For our Hindi readers, we have a new translation in the Navintam section.
In the Media Corner we have an article on how an inner awakening led to questioning stultifying traditions in Deepa Mehta’s Water (2005) and in the Book Corner, a review of Telegu writer Volga’s The Liberation of Sita which retells the story of Sita from a feminist lens.
Our selection for this month’s Brushstrokes of Everyday Feminism’s comic, The Hypocrisy of Pro-Life Rhetoric , exposes how the problem with most pro-life arguments doesn’t lie in religion or faith, but rather that they are made only to sustain a narrow world view and a rejection of difference and diversity. In the face of this sorry truth that we humans can be a mean lot, The School of Life’s video What is the Point of Spirituality? reminds us that through spirituality we can be free, if only for a while, of the burdens of being us. With its lovely graphics and voice-over by Alain de Botton, it offers a simple yet deep explanation of what spirituality may mean to different people and includes gems such as this “…we might find ourselves loving – that is appreciating and delighting, understanding and sympathising with – a family of dung beetles, a moss-covered tundra, someone else’s child, or the birth of a far-away star…”

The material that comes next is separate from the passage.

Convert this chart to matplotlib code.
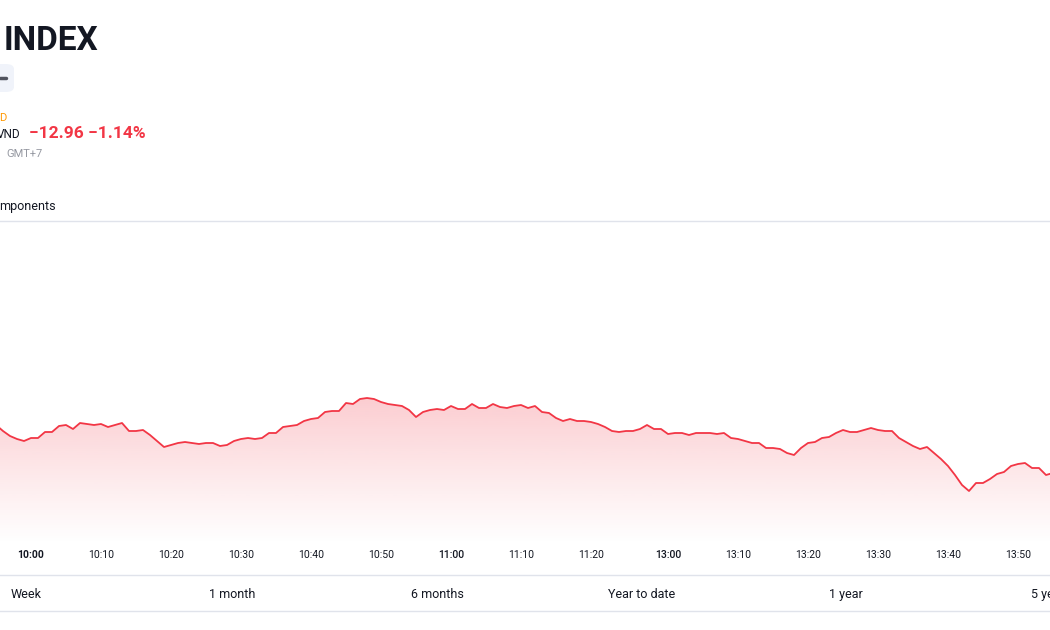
import numpy as np
import pandas as pd
import matplotlib
matplotlib.use("Agg")
import matplotlib.pyplot as plt
from matplotlib.patches import Polygon, FancyBboxPatch
from matplotlib.lines import Line2D
from matplotlib.colors import to_rgb

plt.rcParams['font.family'] = ['Roboto', 'DejaVu Sans']

# ---------------- data ----------------
morning_times = pd.date_range("2024-01-01 09:55", "2024-01-01 11:30", freq="min").strftime("%H:%M").tolist()
afternoon_times = pd.date_range("2024-01-01 13:00", "2024-01-01 13:55", freq="min").strftime("%H:%M").tolist()
times = morning_times + afternoon_times

morning_values = [
    1135.0, 1133.8, 1132.8, 1132.2, 1131.8, 1132.4, 1132.4, 1133.6, 1133.6, 1134.8,
    1135.0, 1134.2, 1135.4, 1135.2, 1135.0, 1135.2, 1134.6, 1135.0, 1135.4, 1133.8,
    1133.8, 1134.0, 1133.0, 1131.8, 1130.6, 1131.0, 1131.4, 1131.6, 1131.4, 1131.2,
    1131.4, 1131.4, 1130.8, 1131.0, 1131.8, 1132.2, 1132.4, 1132.2, 1132.4, 1133.4,
    1133.4, 1134.6, 1134.8, 1135.0, 1135.8, 1136.2, 1136.4, 1137.6, 1137.8, 1137.8,
    1139.4, 1139.2, 1140.2, 1140.4, 1140.2, 1139.6, 1139.2, 1139.0, 1138.8, 1138.0,
    1136.6, 1137.6, 1138.0, 1138.2, 1138.0, 1138.8, 1138.2, 1138.2, 1139.2, 1138.4,
    1138.4, 1139.2, 1138.6, 1138.4, 1138.8, 1139.0, 1138.4, 1138.8, 1137.6, 1137.4,
    1136.4, 1135.8, 1136.2, 1135.8, 1135.8, 1135.6, 1135.2, 1134.6, 1133.8, 1133.6,
    1133.8, 1133.8, 1134.2, 1135.0, 1134.2, 1134.2,
]
afternoon_values = [
    1133.2, 1133.4, 1133.4, 1133.0, 1133.4, 1133.4, 1133.4, 1133.2, 1133.4, 1132.4,
    1132.2, 1131.8, 1131.4, 1131.4, 1130.4, 1130.4, 1130.2, 1129.4, 1129.0, 1130.4,
    1131.4, 1131.6, 1132.4, 1132.6, 1133.4, 1134.0, 1133.6, 1133.6, 1134.0, 1134.4,
    1134.0, 1133.8, 1133.8, 1132.4, 1131.6, 1130.8, 1130.2, 1130.6, 1129.4, 1128.2,
    1126.8, 1125.0, 1123.0, 1121.8, 1123.4, 1123.4, 1124.2, 1125.2, 1125.6, 1126.8,
    1127.2, 1127.4, 1126.4, 1126.4, 1125.0, 1125.4,
]
values = morning_values + afternoon_values

tick_labels = ["10:00", "10:10", "10:20", "10:30", "10:40", "10:50", "11:00", "11:10",
               "11:20", "13:00", "13:10", "13:20", "13:30", "13:40", "13:50"]
bold_ticks = ["10:00"]
medium_ticks = ["11:00", "13:00"]

title = "INDEX"
change_text = "\u221212.96 \u22121.14%"
range_labels = ["Week", "1 month", "6 months", "Year to date", "1 year", "5 years"]

# ---------------- figure ----------------
W, H = 1050, 630
fig = plt.figure(figsize=(W / 100, H / 100), dpi=100)
fig.patch.set_facecolor("white")

RED = "#f23645"
DARK = "#131722"

def fx(px):
    return px / W

def fy(py):
    return 1 - py / H

# chart axes (pixel rows 222..545)
top_px, bot_px = 222, 545
ax = fig.add_axes([0, fy(bot_px), 1, (bot_px - top_px) / H])
ax.set_facecolor("none")

start_idx = times.index("10:00")
x = np.arange(len(values)) - start_idx
vals = np.array(values)

xmin, xmax = -31 / 7, (W - 31) / 7
ymin, ymax = 1111.0, 1175.6

# gradient fill
grad = np.linspace(0, 1, 256)
rgba = np.zeros((256, 1, 4))
rgba[..., :3] = to_rgb(RED)
rgba[:, 0, 3] = 0.25 * grad ** 1.1
im = ax.imshow(rgba, extent=[xmin, xmax, ymin, vals.max()], aspect="auto",
               origin="lower", zorder=1, interpolation="bilinear")
verts = [(x[0], ymin)] + list(zip(x, vals)) + [(x[-1], ymin)]
poly = Polygon(verts, closed=True, facecolor="none", edgecolor="none", transform=ax.transData)
ax.add_patch(poly)
im.set_clip_path(poly)

ax.plot(x, vals, color=RED, lw=1.3, zorder=3, solid_joinstyle="round")

ax.set_xlim(xmin, xmax)
ax.set_ylim(ymin, ymax)
for s in ax.spines.values():
    s.set_visible(False)
ax.set_yticks([])
tick_pos = [times.index(t) - start_idx for t in tick_labels]
ax.set_xticks(tick_pos)
ax.set_xticklabels(tick_labels)
ax.tick_params(axis="x", length=0, pad=3.5, labelsize=7.5, labelcolor=DARK)
for lbl in ax.get_xticklabels():
    if lbl.get_text() in bold_ticks:
        lbl.set_fontweight("bold")
    elif lbl.get_text() in medium_ticks:
        lbl.set_fontweight("medium")

# ---------------- header ----------------
fig.text(fx(4), fy(41), title, fontsize=24, fontweight="bold", color=DARK,
         ha="left", va="center")

box = FancyBboxPatch((fx(-10), fy(92)), fx(24), (92 - 64) / H,
                     boxstyle="round,pad=0,rounding_size=0.008",
                     transform=fig.transFigure, facecolor="#f0f3fa", edgecolor="none")
fig.add_artist(box)
fig.add_artist(Line2D([fx(0), fx(6)], [fy(78), fy(78)], transform=fig.transFigure,
                      color="#50535e", lw=2.5, solid_capstyle="round"))

fig.text(fx(-1), fy(118), "D", fontsize=8, color="#ff9800", ha="left", va="center")
fig.text(fx(-3), fy(134), "VND", fontsize=8.5, color=DARK, ha="left", va="center")
fig.text(fx(29), fy(133.5), change_text, fontsize=12.5, fontweight="bold", color=RED,
         ha="left", va="center")
fig.text(fx(6), fy(154), "GMT+7", fontsize=8, color="#9598a1", ha="left", va="center")
fig.text(fx(-1), fy(207), "mponents", fontsize=9, color=DARK, ha="left", va="center")

for py in (221, 575, 611):
    fig.add_artist(Line2D([0, 1], [fy(py), fy(py)], transform=fig.transFigure,
                          color="#e0e3eb", lw=1))

range_x = [11, 209, 411, 608, 829, 1031]
for px, lab in zip(range_x, range_labels):
    fig.text(fx(px), fy(594.5), lab, fontsize=9, color=DARK, ha="left", va="center")

fig.savefig("out.png", dpi=100, facecolor="white")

In our mid-month issue we have Andy Stephen Silveira write about the need to claim our spirituality imaginatively and differently, and to evolve an understanding of a god who is more like us. Rohini Banerjee reviewing the delightful webcomic Puu with its luminous illustrations finds that religion and faith can be reconciled with queerness, and that spirituality can be located both beyond the self and within the self.
We have three thoughtful first-person accounts in the blogroll section. There’s one about being bisexual when one’s religion forbids it, and praying that, someday, religion and sexuality will find a happy convergence; another about how the author discovered that with real connection, sex can be sacred, and spirituality can be reunited with the mundane. The third is about how with the support of her two- and four-legged companions as well as ‘friends in high places’, the author not only overcame panic attacks but also built what she calls invisible muscle.
Invisible muscle – may we all build more of it!